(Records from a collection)
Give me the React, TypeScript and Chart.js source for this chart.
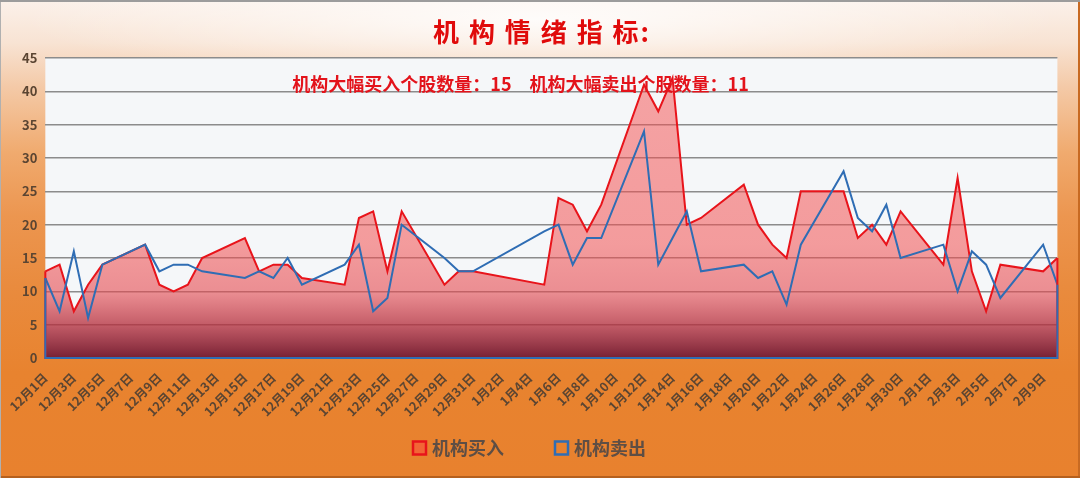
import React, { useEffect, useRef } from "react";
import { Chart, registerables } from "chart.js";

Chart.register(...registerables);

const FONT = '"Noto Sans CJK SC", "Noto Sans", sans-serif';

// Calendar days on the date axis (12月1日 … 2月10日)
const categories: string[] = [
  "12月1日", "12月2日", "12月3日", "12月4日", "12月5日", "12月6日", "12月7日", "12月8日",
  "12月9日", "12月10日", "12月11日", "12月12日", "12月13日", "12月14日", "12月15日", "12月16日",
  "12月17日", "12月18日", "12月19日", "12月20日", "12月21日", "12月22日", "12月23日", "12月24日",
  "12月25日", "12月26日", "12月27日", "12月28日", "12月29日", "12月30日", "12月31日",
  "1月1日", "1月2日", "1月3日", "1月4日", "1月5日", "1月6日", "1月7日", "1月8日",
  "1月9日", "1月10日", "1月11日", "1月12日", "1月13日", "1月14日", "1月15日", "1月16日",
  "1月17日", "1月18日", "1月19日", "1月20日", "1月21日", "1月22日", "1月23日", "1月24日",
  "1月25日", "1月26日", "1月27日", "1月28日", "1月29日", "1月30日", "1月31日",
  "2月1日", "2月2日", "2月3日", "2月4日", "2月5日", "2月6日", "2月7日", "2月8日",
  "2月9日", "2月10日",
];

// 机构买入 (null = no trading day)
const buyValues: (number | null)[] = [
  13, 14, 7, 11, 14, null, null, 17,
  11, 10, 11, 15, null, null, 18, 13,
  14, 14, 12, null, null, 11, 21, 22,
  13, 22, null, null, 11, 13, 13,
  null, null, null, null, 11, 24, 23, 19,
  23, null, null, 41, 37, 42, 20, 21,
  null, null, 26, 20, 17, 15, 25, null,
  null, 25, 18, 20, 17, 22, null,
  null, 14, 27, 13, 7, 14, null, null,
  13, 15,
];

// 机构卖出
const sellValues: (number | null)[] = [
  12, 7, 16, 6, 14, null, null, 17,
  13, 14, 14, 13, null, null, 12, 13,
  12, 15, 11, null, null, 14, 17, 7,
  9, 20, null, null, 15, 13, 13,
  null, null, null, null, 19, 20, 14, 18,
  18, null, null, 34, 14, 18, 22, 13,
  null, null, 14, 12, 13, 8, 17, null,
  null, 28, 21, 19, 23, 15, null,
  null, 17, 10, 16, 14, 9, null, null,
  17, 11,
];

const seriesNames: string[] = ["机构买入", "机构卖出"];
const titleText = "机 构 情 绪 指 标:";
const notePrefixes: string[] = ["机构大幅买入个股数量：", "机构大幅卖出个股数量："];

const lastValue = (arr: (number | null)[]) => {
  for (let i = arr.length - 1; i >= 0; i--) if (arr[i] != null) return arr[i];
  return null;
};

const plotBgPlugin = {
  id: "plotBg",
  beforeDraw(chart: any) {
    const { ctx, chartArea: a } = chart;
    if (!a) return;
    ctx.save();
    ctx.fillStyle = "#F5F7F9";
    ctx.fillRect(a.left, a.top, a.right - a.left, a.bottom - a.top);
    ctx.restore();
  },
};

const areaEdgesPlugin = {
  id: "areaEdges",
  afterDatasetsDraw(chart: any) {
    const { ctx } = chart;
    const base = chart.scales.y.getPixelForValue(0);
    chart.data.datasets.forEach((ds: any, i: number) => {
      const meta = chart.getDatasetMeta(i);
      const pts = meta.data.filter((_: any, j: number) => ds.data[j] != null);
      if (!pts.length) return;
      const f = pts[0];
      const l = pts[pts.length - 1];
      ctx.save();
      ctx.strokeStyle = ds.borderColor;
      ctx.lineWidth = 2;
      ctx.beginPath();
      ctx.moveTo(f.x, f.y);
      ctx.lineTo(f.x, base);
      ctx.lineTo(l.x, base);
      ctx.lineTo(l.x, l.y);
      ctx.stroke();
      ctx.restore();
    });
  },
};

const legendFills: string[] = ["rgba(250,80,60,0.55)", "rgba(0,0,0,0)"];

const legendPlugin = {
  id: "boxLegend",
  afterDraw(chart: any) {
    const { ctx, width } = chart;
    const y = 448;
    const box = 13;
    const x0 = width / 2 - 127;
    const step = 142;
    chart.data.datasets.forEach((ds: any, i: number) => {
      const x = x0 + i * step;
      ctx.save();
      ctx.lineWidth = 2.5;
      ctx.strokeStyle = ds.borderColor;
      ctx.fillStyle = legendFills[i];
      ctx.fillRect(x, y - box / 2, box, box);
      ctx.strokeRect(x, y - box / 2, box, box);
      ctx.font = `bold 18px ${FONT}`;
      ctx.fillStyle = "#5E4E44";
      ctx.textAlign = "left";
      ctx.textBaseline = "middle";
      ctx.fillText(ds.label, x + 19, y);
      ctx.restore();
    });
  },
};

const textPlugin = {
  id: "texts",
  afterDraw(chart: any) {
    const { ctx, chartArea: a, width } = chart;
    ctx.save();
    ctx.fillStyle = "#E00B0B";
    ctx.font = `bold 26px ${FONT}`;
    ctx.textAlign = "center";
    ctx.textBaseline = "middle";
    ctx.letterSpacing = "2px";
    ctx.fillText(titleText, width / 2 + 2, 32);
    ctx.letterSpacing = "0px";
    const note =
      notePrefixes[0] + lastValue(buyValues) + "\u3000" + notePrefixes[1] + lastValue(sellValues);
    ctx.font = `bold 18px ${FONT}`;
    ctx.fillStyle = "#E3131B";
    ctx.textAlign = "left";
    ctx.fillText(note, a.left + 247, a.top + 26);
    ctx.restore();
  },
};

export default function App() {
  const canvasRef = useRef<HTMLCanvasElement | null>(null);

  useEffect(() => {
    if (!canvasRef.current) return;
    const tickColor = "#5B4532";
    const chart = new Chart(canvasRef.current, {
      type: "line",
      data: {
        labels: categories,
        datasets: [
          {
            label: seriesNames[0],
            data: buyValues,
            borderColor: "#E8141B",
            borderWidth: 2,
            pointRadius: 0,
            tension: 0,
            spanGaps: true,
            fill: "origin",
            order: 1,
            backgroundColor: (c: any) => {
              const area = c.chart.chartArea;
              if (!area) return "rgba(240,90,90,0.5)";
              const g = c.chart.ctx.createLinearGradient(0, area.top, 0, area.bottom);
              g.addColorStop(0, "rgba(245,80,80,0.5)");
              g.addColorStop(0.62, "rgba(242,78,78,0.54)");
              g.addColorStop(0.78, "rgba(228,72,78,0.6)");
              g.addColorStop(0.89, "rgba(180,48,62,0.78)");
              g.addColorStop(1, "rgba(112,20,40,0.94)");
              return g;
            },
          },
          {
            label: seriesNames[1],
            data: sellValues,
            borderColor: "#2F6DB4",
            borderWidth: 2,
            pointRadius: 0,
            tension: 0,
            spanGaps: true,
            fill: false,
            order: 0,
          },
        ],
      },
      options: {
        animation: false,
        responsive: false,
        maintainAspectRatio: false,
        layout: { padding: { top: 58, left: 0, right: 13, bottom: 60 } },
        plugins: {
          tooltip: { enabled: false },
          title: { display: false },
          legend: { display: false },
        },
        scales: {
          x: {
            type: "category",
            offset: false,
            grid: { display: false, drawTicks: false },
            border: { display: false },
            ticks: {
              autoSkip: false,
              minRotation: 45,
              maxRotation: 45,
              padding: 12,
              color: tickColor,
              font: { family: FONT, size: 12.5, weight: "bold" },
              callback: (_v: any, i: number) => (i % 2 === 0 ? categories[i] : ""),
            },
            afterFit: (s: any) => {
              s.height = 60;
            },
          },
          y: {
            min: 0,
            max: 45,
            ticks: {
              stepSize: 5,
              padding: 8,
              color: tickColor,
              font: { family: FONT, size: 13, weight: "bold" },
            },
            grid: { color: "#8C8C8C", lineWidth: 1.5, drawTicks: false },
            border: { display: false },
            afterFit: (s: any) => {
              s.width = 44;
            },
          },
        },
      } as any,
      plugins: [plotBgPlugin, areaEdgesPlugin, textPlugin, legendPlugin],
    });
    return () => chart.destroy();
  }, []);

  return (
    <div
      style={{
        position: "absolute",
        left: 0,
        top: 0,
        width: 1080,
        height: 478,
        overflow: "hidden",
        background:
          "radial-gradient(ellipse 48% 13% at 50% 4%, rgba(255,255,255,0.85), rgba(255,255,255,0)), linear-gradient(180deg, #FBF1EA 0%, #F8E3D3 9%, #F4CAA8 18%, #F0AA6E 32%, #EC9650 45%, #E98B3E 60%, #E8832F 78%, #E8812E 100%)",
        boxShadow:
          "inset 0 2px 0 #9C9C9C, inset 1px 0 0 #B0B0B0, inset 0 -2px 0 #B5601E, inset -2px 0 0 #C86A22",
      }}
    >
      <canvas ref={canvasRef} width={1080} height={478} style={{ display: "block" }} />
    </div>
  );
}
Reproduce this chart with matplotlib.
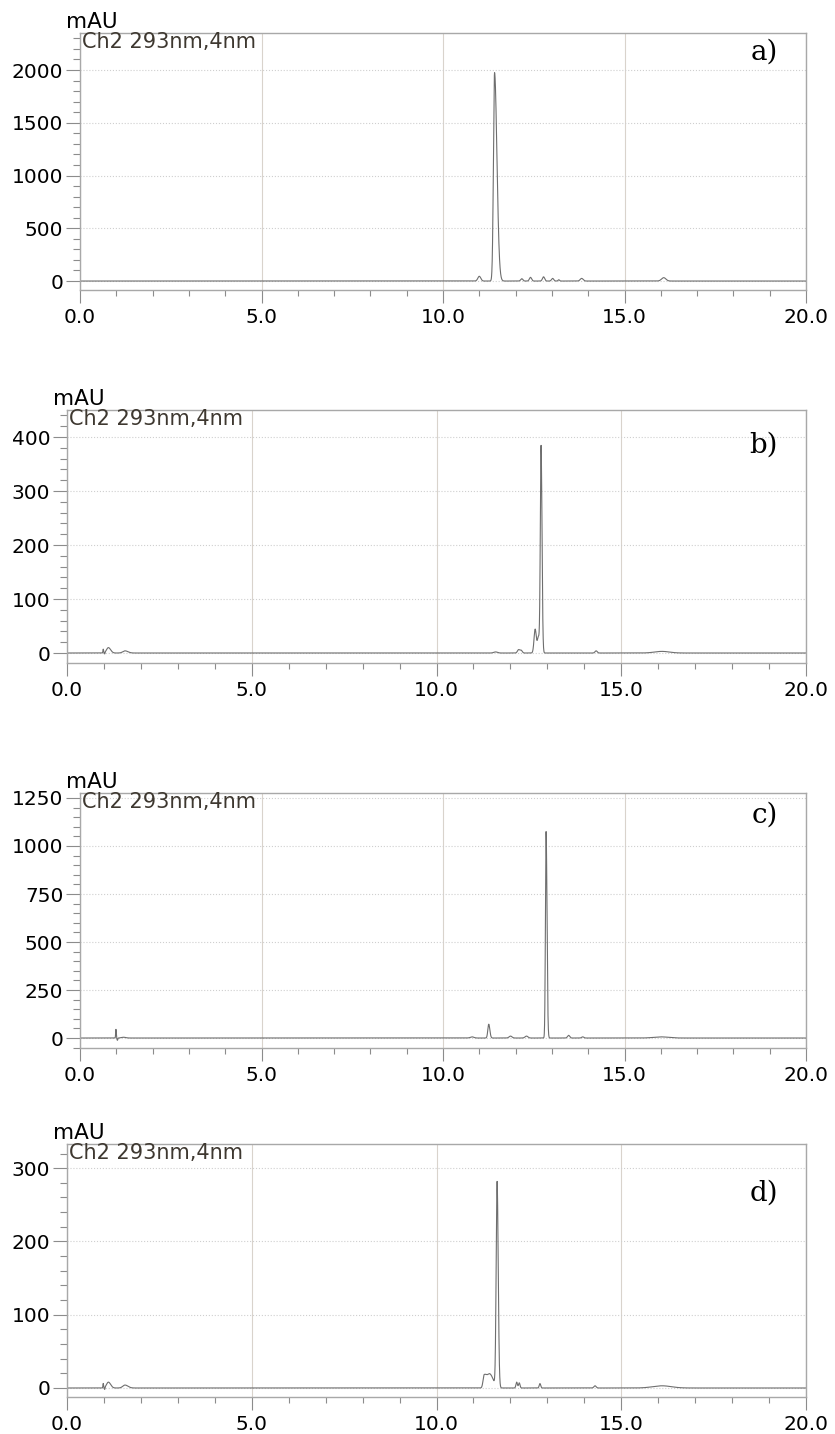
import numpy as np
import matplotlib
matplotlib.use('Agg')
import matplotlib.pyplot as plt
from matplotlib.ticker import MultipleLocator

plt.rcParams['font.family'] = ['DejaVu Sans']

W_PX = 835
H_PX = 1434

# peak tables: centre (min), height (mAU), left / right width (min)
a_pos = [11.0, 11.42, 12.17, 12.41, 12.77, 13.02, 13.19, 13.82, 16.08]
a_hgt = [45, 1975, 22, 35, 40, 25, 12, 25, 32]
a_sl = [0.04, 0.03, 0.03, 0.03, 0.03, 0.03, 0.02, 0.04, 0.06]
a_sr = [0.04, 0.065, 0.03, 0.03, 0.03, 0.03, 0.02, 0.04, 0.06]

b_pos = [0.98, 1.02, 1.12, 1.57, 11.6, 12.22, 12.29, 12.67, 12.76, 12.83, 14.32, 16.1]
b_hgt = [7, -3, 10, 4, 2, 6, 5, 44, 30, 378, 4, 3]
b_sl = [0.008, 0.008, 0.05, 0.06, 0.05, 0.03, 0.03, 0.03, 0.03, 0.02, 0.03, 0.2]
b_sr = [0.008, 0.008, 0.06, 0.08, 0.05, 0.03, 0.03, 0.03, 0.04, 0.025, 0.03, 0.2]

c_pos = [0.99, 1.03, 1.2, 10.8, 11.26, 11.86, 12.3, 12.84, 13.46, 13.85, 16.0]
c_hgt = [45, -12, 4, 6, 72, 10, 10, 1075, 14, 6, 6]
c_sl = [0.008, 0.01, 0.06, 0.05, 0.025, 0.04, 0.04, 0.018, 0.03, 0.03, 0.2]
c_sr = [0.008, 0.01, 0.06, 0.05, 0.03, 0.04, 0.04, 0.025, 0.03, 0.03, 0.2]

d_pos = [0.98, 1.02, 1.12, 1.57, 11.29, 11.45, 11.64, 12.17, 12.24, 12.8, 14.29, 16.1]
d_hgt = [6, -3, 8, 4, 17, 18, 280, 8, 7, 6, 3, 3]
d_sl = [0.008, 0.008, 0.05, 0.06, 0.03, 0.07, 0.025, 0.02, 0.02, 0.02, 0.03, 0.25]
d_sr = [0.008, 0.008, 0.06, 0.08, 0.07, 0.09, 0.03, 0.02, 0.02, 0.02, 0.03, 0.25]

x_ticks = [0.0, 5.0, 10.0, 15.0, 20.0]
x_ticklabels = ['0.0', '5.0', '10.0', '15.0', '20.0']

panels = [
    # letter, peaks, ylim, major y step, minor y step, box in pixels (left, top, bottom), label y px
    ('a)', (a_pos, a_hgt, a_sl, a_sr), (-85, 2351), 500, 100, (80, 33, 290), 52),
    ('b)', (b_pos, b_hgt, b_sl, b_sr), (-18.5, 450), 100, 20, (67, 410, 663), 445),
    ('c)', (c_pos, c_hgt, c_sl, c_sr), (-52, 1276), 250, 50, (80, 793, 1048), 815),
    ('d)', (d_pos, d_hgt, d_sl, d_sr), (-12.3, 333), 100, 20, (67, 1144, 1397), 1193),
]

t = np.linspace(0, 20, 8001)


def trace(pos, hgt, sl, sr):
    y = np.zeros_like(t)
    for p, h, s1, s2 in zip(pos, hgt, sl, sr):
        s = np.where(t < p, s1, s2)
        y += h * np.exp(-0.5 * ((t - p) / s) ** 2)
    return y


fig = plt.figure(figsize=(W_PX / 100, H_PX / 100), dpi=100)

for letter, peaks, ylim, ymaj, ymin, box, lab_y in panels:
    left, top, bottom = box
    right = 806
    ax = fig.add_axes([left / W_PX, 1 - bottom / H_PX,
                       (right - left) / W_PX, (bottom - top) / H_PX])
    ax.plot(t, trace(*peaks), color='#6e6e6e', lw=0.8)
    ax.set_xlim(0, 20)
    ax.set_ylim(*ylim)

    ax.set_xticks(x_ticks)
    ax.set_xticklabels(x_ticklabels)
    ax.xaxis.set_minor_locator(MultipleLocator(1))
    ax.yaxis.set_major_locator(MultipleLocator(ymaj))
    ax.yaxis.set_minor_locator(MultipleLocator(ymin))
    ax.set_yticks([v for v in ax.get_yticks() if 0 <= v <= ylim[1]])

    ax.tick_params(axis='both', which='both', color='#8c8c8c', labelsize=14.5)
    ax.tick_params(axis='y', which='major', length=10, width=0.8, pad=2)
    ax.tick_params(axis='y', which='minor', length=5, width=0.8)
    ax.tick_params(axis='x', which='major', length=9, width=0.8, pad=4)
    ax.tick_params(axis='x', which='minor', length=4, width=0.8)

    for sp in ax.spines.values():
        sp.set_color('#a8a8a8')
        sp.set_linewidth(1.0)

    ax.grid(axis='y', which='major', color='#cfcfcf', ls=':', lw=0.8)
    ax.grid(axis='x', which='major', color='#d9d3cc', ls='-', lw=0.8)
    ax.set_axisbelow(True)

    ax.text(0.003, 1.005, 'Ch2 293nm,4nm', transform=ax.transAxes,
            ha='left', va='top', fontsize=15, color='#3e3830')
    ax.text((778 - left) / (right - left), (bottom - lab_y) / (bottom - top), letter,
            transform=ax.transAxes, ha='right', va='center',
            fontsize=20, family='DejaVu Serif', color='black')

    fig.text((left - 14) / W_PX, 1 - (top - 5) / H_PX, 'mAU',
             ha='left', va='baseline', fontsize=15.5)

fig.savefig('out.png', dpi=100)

> [Problem to work on]: Taking the material above, give again exactly the lines from the one holding "Reproduce this chart with matplotlib." through the one holding "0.03, 0.02, 0.02, 0.02, 0.03, 0.25]", with both ends and without pictures.

> [Problem solution]:
Reproduce this chart with matplotlib.
import numpy as np
import matplotlib
matplotlib.use('Agg')
import matplotlib.pyplot as plt
from matplotlib.ticker import MultipleLocator

plt.rcParams['font.family'] = ['DejaVu Sans']

W_PX = 835
H_PX = 1434

# peak tables: centre (min), height (mAU), left / right width (min)
a_pos = [11.0, 11.42, 12.17, 12.41, 12.77, 13.02, 13.19, 13.82, 16.08]
a_hgt = [45, 1975, 22, 35, 40, 25, 12, 25, 32]
a_sl = [0.04, 0.03, 0.03, 0.03, 0.03, 0.03, 0.02, 0.04, 0.06]
a_sr = [0.04, 0.065, 0.03, 0.03, 0.03, 0.03, 0.02, 0.04, 0.06]

b_pos = [0.98, 1.02, 1.12, 1.57, 11.6, 12.22, 12.29, 12.67, 12.76, 12.83, 14.32, 16.1]
b_hgt = [7, -3, 10, 4, 2, 6, 5, 44, 30, 378, 4, 3]
b_sl = [0.008, 0.008, 0.05, 0.06, 0.05, 0.03, 0.03, 0.03, 0.03, 0.02, 0.03, 0.2]
b_sr = [0.008, 0.008, 0.06, 0.08, 0.05, 0.03, 0.03, 0.03, 0.04, 0.025, 0.03, 0.2]

c_pos = [0.99, 1.03, 1.2, 10.8, 11.26, 11.86, 12.3, 12.84, 13.46, 13.85, 16.0]
c_hgt = [45, -12, 4, 6, 72, 10, 10, 1075, 14, 6, 6]
c_sl = [0.008, 0.01, 0.06, 0.05, 0.025, 0.04, 0.04, 0.018, 0.03, 0.03, 0.2]
c_sr = [0.008, 0.01, 0.06, 0.05, 0.03, 0.04, 0.04, 0.025, 0.03, 0.03, 0.2]

d_pos = [0.98, 1.02, 1.12, 1.57, 11.29, 11.45, 11.64, 12.17, 12.24, 12.8, 14.29, 16.1]
d_hgt = [6, -3, 8, 4, 17, 18, 280, 8, 7, 6, 3, 3]
d_sl = [0.008, 0.008, 0.05, 0.06, 0.03, 0.07, 0.025, 0.02, 0.02, 0.02, 0.03, 0.25]
d_sr = [0.008, 0.008, 0.06, 0.08, 0.07, 0.09, 0.03, 0.02, 0.02, 0.02, 0.03, 0.25]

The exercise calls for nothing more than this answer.